"No, I saw no lady—a servant came to tell me that a gentleman was waiting to see me," responded the doctor.

"Then she must have gone immediately out and made off with all possible speed," said Ray, musingly.

"But," Doctor Wesselhoff continued, as if he had not heard his remark, "the woman I spoke of—a Mrs. Walton—called upon me the previous day and arranged with me to take you as a patient. She was upward of fifty years of age, her hair was white, and she had the look of one who had known much care and sorrow."

He then proceeded to relate all that had occurred during the interview, and Ray was astonished at the daring scheme which had been so successfully planned and carried out.

When the physician concluded his account, Ray gravely and positively declared:

"I do not know any person by the name of Walton. If this woman told you that she was my mother, she uttered a falsehood, for I have no mother—she died more than ten years ago, and her place has been filled, as well as another could fill it, by a housekeeper. My home is No. 119 —— street; but, Doctor Wesselhoff, if you still doubt my statements, and imagine that I am laboring under a peculiar mania, you can easily ascertain the truth by bringing my father here to prove my assertions. I beg that you will do so without delay, for he must be suffering the most harrowing suspense on my account."

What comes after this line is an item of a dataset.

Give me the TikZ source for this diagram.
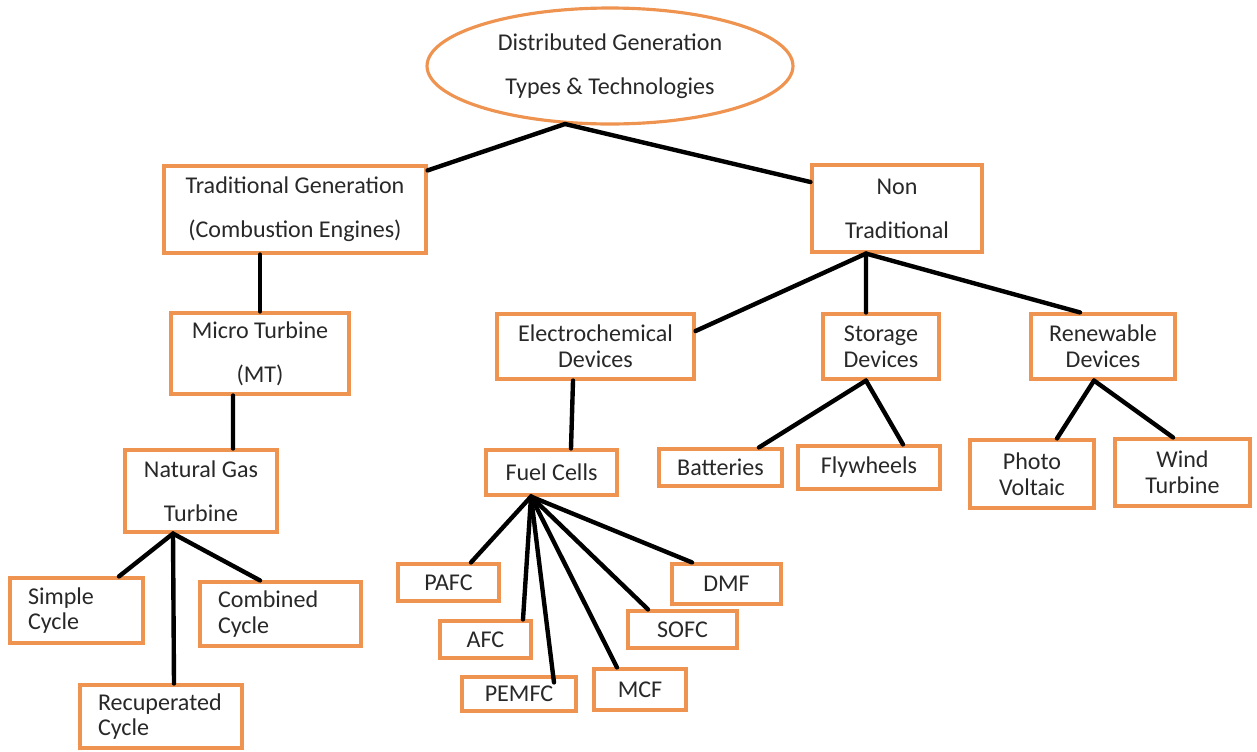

Doctor Wesselhoff looked very much disturbed, for the more he talked with Ray, the more fully convinced he was that he had been unconsciously lending his aid to further an atrocious crime.

But as he saw how pale and weary his patient was, he was recalled to a sense of his duty as a physician.

He arose and kindly took the young man's hand.

"I am very much afraid," he said, "that we are both the victims of a complicated plot; but let me assure you that so far as I am concerned, the wrong to you shall be made right without a moment's delay. Now I want you to go to sleep, and while you are resting I will seek an interview with the man whom you claim as your father."